Part of a data file:
----------------
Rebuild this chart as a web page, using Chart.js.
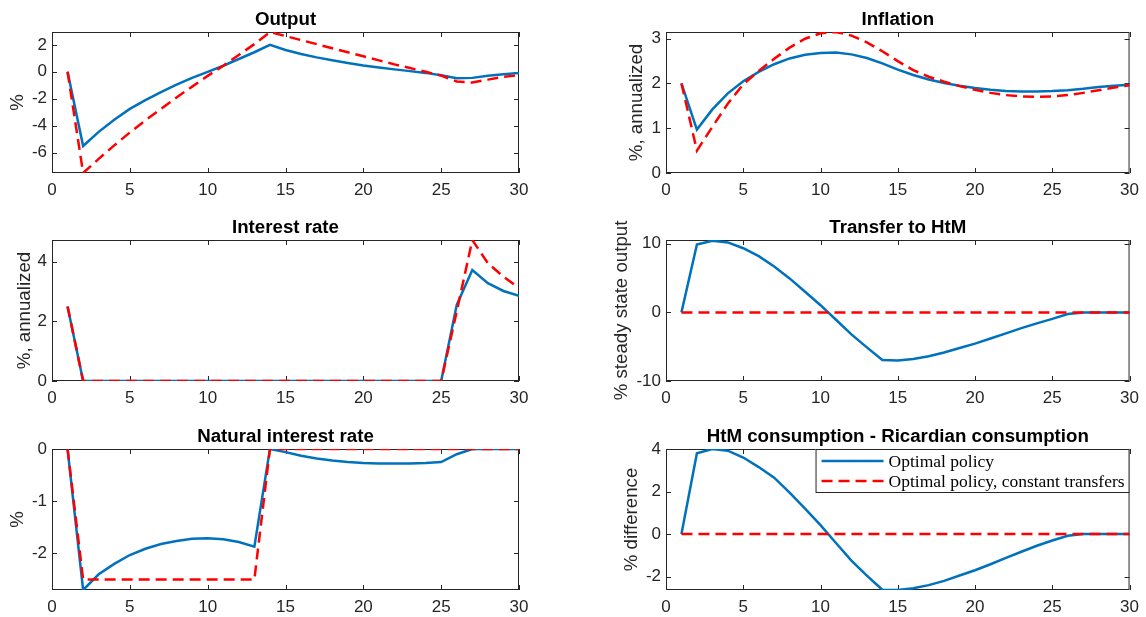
<!DOCTYPE html>
<html lang="en">
<head>
    <meta charset="UTF-8">
    <title>Optimal policy impulse responses</title>
    <script src="https://cdn.jsdelivr.net/npm/chart.js"></script>
    <style>
        body { margin: 0; background: #fff; }
        #fig { position: relative; width: 1146px; height: 617px; }
        #fig canvas { position: absolute; }
    </style>
</head>
<body>
<div id="fig">
    <canvas id="output" width="573" height="205" style="left:0;top:0"></canvas>
    <canvas id="inflation" width="573" height="205" style="left:573px;top:0"></canvas>
    <canvas id="interest" width="573" height="208" style="left:0;top:205px"></canvas>
    <canvas id="transfer" width="573" height="208" style="left:573px;top:205px"></canvas>
    <canvas id="natural" width="573" height="204" style="left:0;top:413px"></canvas>
    <canvas id="htm" width="573" height="204" style="left:573px;top:413px"></canvas>
</div>

<script>
    // horizon (quarters)
    const periods = [1, 2, 3, 4, 5, 6, 7, 8, 9, 10, 11, 12, 13, 14, 15,
                     16, 17, 18, 19, 20, 21, 22, 23, 24, 25, 26, 27, 28, 29, 30];
    const xTicks = [0, 5, 10, 15, 20, 25, 30];

    const seriesNames = ['Optimal policy', 'Optimal policy, constant transfers'];

    // Output
    const outputOpt = [0, -5.5, -4.45, -3.55, -2.75, -2.1, -1.5, -0.95, -0.45, 0, 0.45, 0.95, 1.45, 2.0, 1.62,
                       1.32, 1.07, 0.85, 0.65, 0.47, 0.32, 0.18, 0.05, -0.08, -0.25, -0.48, -0.45, -0.3, -0.18, -0.08];
    const outputConst = [0, -7.5, -6.45, -5.45, -4.5, -3.6, -2.75, -1.9, -1.1, -0.3, 0.45, 1.25, 2.05, 2.95, 2.65,
                         2.35, 2.05, 1.75, 1.45, 1.15, 0.85, 0.55, 0.28, 0.0, -0.28, -0.72, -0.8, -0.58, -0.38, -0.25];
    const outputTicks = [-6, -4, -2, 0, 2];

    // Inflation
    const inflationOpt = [2.0, 0.97, 1.42, 1.78, 2.05, 2.26, 2.43, 2.56, 2.64, 2.68, 2.69, 2.65, 2.57, 2.45, 2.31,
                          2.19, 2.09, 2.01, 1.95, 1.9, 1.86, 1.83, 1.82, 1.82, 1.83, 1.85, 1.88, 1.92, 1.95, 1.97];
    const inflationConst = [2.0, 0.5, 1.03, 1.55, 1.98, 2.28, 2.55, 2.8, 3.0, 3.12, 3.15, 3.07, 2.92, 2.72, 2.5,
                            2.3, 2.15, 2.04, 1.94, 1.86, 1.79, 1.74, 1.71, 1.7, 1.71, 1.74, 1.79, 1.85, 1.91, 1.96];
    const inflationTicks = [0, 1, 2, 3];

    // Interest rate
    const interestOpt = [2.5, 0, 0, 0, 0, 0, 0, 0, 0, 0, 0, 0, 0, 0, 0,
                         0, 0, 0, 0, 0, 0, 0, 0, 0, 0, 2.55, 3.72, 3.28, 3.02, 2.86];
    const interestConst = [2.5, 0, 0, 0, 0, 0, 0, 0, 0, 0, 0, 0, 0, 0, 0,
                           0, 0, 0, 0, 0, 0, 0, 0, 0, 0, 2.33, 4.73, 3.95, 3.5, 3.12];
    const interestTicks = [0, 2, 4];

    // Transfer to HtM
    const transferOpt = [0, 9.9, 10.45, 10.2, 9.35, 8.2, 6.7, 4.95, 3.0, 1.05, -1.07, -3.2, -5.1, -6.95, -7.0,
                         -6.8, -6.4, -5.85, -5.2, -4.55, -3.8, -3.05, -2.3, -1.6, -0.95, -0.25, 0, 0, 0, 0];
    const transferConst = [0, 0, 0, 0, 0, 0, 0, 0, 0, 0, 0, 0, 0, 0, 0,
                           0, 0, 0, 0, 0, 0, 0, 0, 0, 0, 0, 0, 0, 0, 0];
    const transferTicks = [-10, 0, 10];

    // Natural interest rate
    const naturalOpt = [0, -2.7, -2.4, -2.2, -2.03, -1.91, -1.82, -1.76, -1.72, -1.71, -1.73, -1.78, -1.87, 0, -0.06,
                        -0.13, -0.18, -0.22, -0.25, -0.27, -0.28, -0.28, -0.28, -0.27, -0.25, -0.1, 0, 0, 0, 0];
    const naturalConst = [0, -2.5, -2.5, -2.5, -2.5, -2.5, -2.5, -2.5, -2.5, -2.5, -2.5, -2.5, -2.5, 0, 0,
                          0, 0, 0, 0, 0, 0, 0, 0, 0, 0, 0, 0, 0, 0, 0];
    const naturalTicks = [-2, -1, 0];

    // HtM consumption - Ricardian consumption
    const htmOpt = [0, 3.8, 4.0, 3.92, 3.6, 3.15, 2.65, 1.95, 1.2, 0.42, -0.42, -1.25, -1.95, -2.62, -2.63,
                    -2.55, -2.4, -2.2, -1.95, -1.7, -1.42, -1.12, -0.83, -0.55, -0.3, -0.08, 0, 0, 0, 0];
    const htmConst = [0, 0, 0, 0, 0, 0, 0, 0, 0, 0, 0, 0, 0, 0, 0,
                      0, 0, 0, 0, 0, 0, 0, 0, 0, 0, 0, 0, 0, 0, 0];
    const htmTicks = [-2, 0, 2, 4];

    const BLUE = '#0072BD';
    const RED = '#FF0000';
    const INK = '#262626';
    const SANS = '"Liberation Sans", Arial, sans-serif';

    // matlab style box with inward ticks on all four sides
    const axesBox = {
        id: 'axesBox',
        beforeDatasetsDraw(chart) {
            const {ctx, chartArea: a, scales: {x, y}} = chart;
            const len = 5;
            ctx.save();
            ctx.strokeStyle = INK;
            ctx.lineWidth = 1;
            ctx.strokeRect(a.left + 0.5, a.top + 0.5, a.right - a.left - 1, a.bottom - a.top - 1);
            ctx.beginPath();
            x.ticks.forEach(t => {
                const px = Math.round(x.getPixelForValue(t.value)) + 0.5;
                ctx.moveTo(px, a.bottom); ctx.lineTo(px, a.bottom - len);
                ctx.moveTo(px, a.top); ctx.lineTo(px, a.top + len);
            });
            y.ticks.forEach(t => {
                const py = Math.round(y.getPixelForValue(t.value)) + 0.5;
                ctx.moveTo(a.left, py); ctx.lineTo(a.left + len, py);
                ctx.moveTo(a.right, py); ctx.lineTo(a.right - len, py);
            });
            ctx.stroke();
            ctx.restore();
        }
    };

    // bold title centred over the axes
    const panelTitle = {
        id: 'panelTitle',
        afterDraw(chart, args, opts) {
            const {ctx, chartArea: a} = chart;
            ctx.save();
            ctx.font = 'bold 18.7px ' + SANS;
            ctx.fillStyle = '#000';
            ctx.textAlign = 'center';
            ctx.textBaseline = 'alphabetic';
            ctx.fillText(opts.text, (a.left + a.right) / 2, a.top - 7);
            ctx.restore();
        }
    };

    // boxed legend in the top right corner of the last panel
    const cornerLegend = {
        id: 'cornerLegend',
        afterDatasetsDraw(chart) {
            const {ctx, chartArea: a} = chart;
            const w = 314, h = 44;
            const bx = a.right - w, by = a.top;
            ctx.save();
            ctx.fillStyle = '#fff';
            ctx.fillRect(bx, by, w, h);
            ctx.strokeStyle = INK;
            ctx.lineWidth = 1;
            ctx.strokeRect(bx + 0.5, by + 0.5, w - 1, h - 1);
            chart.data.datasets.forEach((ds, i) => {
                const ly = by + 12 + i * 20;
                ctx.beginPath();
                ctx.strokeStyle = ds.borderColor;
                ctx.lineWidth = ds.borderWidth;
                ctx.setLineDash(ds.borderDash || []);
                ctx.moveTo(bx + 6, ly);
                ctx.lineTo(bx + 68, ly);
                ctx.stroke();
                ctx.setLineDash([]);
                ctx.fillStyle = '#000';
                ctx.font = '17.5px "Liberation Serif", "Times New Roman", serif';
                ctx.textBaseline = 'middle';
                ctx.fillText(seriesNames[i], bx + 73, ly + 1);
            });
            ctx.restore();
        }
    };

    function points(values) {
        return periods.map((p, i) => ({x: p, y: values[i]}));
    }

    function makePanel(id, title, yLabel, labelPad, yMin, yMax, yTicks, opt, cons, box, extra) {
        return new Chart(document.getElementById(id), {
            type: 'line',
            data: {
                datasets: [
                    {label: seriesNames[0], data: points(opt), borderColor: BLUE, borderWidth: 2.5,
                     pointRadius: 0, tension: 0, order: 2},
                    {label: seriesNames[1], data: points(cons), borderColor: RED, borderWidth: 2.5,
                     borderDash: [11, 6], pointRadius: 0, tension: 0, order: 1}
                ]
            },
            options: {
                responsive: false,
                animation: false,
                layout: {padding: {top: box.top, right: box.right, left: 0, bottom: 0}},
                plugins: {
                    legend: {display: false},
                    tooltip: {enabled: false},
                    panelTitle: {text: title}
                },
                scales: {
                    x: {
                        type: 'linear', min: 0, max: 30,
                        grid: {display: false, drawTicks: false}, border: {display: false},
                        ticks: {color: INK, font: {family: SANS, size: 17}, padding: 7, maxRotation: 0},
                        afterBuildTicks: s => { s.ticks = xTicks.map(v => ({value: v})); },
                        afterFit: s => { s.height = box.axisH; }
                    },
                    y: {
                        min: yMin, max: yMax,
                        grid: {display: false, drawTicks: false}, border: {display: false},
                        ticks: {color: INK, font: {family: SANS, size: 17}, padding: 5},
                        afterBuildTicks: s => { s.ticks = yTicks.map(v => ({value: v})); },
                        afterFit: s => { s.width = box.yW; },
                        title: {display: true, text: yLabel, color: INK, padding: {top: labelPad, bottom: 0},
                                font: {family: SANS, size: 18.7}}
                    }
                }
            },
            plugins: [axesBox, panelTitle].concat(extra || [])
        });
    }

    const leftRow1 = {top: 32, axisH: 32, yW: 52, right: 54};
    const rightRow1 = {top: 32, axisH: 32, yW: 93, right: 15};
    const leftRow2 = {top: 35, axisH: 32, yW: 52, right: 54};
    const rightRow2 = {top: 35, axisH: 32, yW: 93, right: 15};
    const leftRow3 = {top: 36, axisH: 27, yW: 52, right: 54};
    const rightRow3 = {top: 36, axisH: 27, yW: 93, right: 15};

    makePanel('output', 'Output', '%', 6.5, -7.5, 2.95, outputTicks, outputOpt, outputConst, leftRow1);
    makePanel('inflation', 'Inflation', '%, annualized', 53, 0, 3.15, inflationTicks, inflationOpt, inflationConst, rightRow1);
    makePanel('interest', 'Interest rate', '%, annualized', 14, 0, 4.73, interestTicks, interestOpt, interestConst, leftRow2);
    makePanel('transfer', 'Transfer to HtM', '% steady state output', 38, -10, 10.55, transferTicks, transferOpt, transferConst, rightRow2);
    makePanel('natural', 'Natural interest rate', '%', 6.5, -2.7, 0, naturalTicks, naturalOpt, naturalConst, leftRow3);
    makePanel('htm', 'HtM consumption - Ricardian consumption', '% difference', 48, -2.63, 4.0, htmTicks, htmOpt, htmConst, rightRow3, [cornerLegend]);
</script>
</body>
</html>
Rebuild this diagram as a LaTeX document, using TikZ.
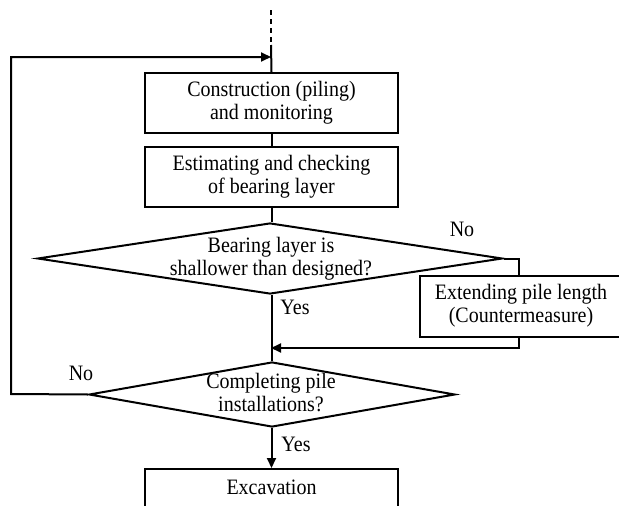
----------------
— Short exercise —
Repeat exactly the lines from the first line of the records above through the line containing "const seriesNames = ['Optimal", leaving out the pictures.

— Solution to this task —
Rebuild this chart as a web page, using Chart.js.
<!DOCTYPE html>
<html lang="en">
<head>
    <meta charset="UTF-8">
    <title>Optimal policy impulse responses</title>
    <script src="https://cdn.jsdelivr.net/npm/chart.js"></script>
    <style>
        body { margin: 0; background: #fff; }
        #fig { position: relative; width: 1146px; height: 617px; }
        #fig canvas { position: absolute; }
    </style>
</head>
<body>
<div id="fig">
    <canvas id="output" width="573" height="205" style="left:0;top:0"></canvas>
    <canvas id="inflation" width="573" height="205" style="left:573px;top:0"></canvas>
    <canvas id="interest" width="573" height="208" style="left:0;top:205px"></canvas>
    <canvas id="transfer" width="573" height="208" style="left:573px;top:205px"></canvas>
    <canvas id="natural" width="573" height="204" style="left:0;top:413px"></canvas>
    <canvas id="htm" width="573" height="204" style="left:573px;top:413px"></canvas>
</div>

<script>
    // horizon (quarters)
    const periods = [1, 2, 3, 4, 5, 6, 7, 8, 9, 10, 11, 12, 13, 14, 15,
                     16, 17, 18, 19, 20, 21, 22, 23, 24, 25, 26, 27, 28, 29, 30];
    const xTicks = [0, 5, 10, 15, 20, 25, 30];

    const seriesNames = ['Optimal policy', 'Optimal policy, constant transfers'];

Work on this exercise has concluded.